The renovations mark a third rebirth for the eight-story 140,000-square-foot structure at Sixth and Cherry streets. Hotel Deming opened in 1914 and admitted guests until the early 1960s, when ISU gained the building for student housing. Terre Haute Housing Authority took over the building in the late 1970s for low-income senior citizen housing.

After the housing authority planned to relocate residents across town to the old Warren School, Indiana Landmarks western regional office director Tommy Kleckner realized the building’s next opportunity.
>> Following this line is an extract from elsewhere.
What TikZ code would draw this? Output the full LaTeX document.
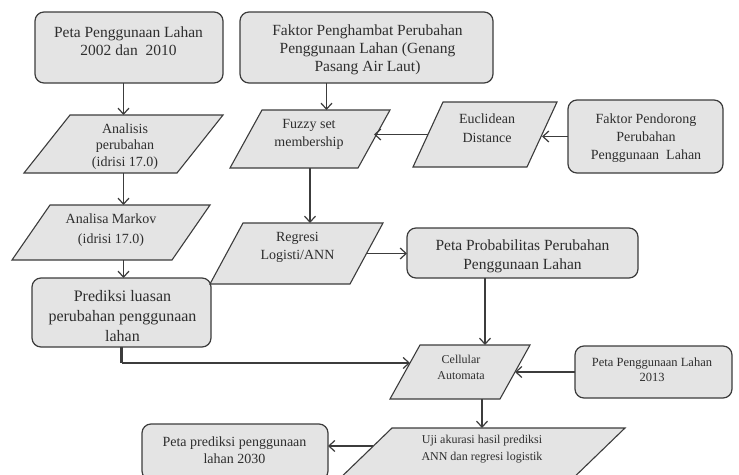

He contacted Core Redevelopment, an Indianapolis-based real estate development firm, which eventually won the bid for the project. Kleckner said with the company’s record, he knew there would be an extraordinary renovation.

“It’s really a project we’d like to see more of in Terre Haute,” he said.

Kleckner stood near the building’s fitness center, where the hotel’s tavern, dining room and grill were located. The developers uncovered stained-glass windows in the fitness center, which had been covered with plywood from the outside for nearly 40 years.

He described the building’s feel as a “hip, modern vibe” in a neoclassical setting.

John Watson, Core Redevelopment managing partner, told the Tribune-Star crews saved a lot of the structure’s historic finishes while adding a modern “flair.”

“It creates a pretty inviting space [in which] to both live and work,” he said.

The building contains 111 apartments, mostly one-bedroom, and all but one of the tenants has moved in, Watson said. Commercial space is still available, and developers are finalizing plans with Launch Terre Haute to relocate there.

The open house crowd had the opportunity to see the former second-floor ballroom, which is slated to be renovated later. Large photographs of dances held at the hotel were displayed near the staircase.

Resident Stephanie Allison opened up her eighth-floor apartment to visitors, who marveled at the westward view from her living room. From her perch, Allison can see everything from ISU Foundation’s office to the courthouse and beyond toward West Terre Haute.

Allison, a first-year graduate student studying dietetics at ISU, said she moved in Aug. 13.

“I love it,” she said. “The location’s perfect. The view’s great.”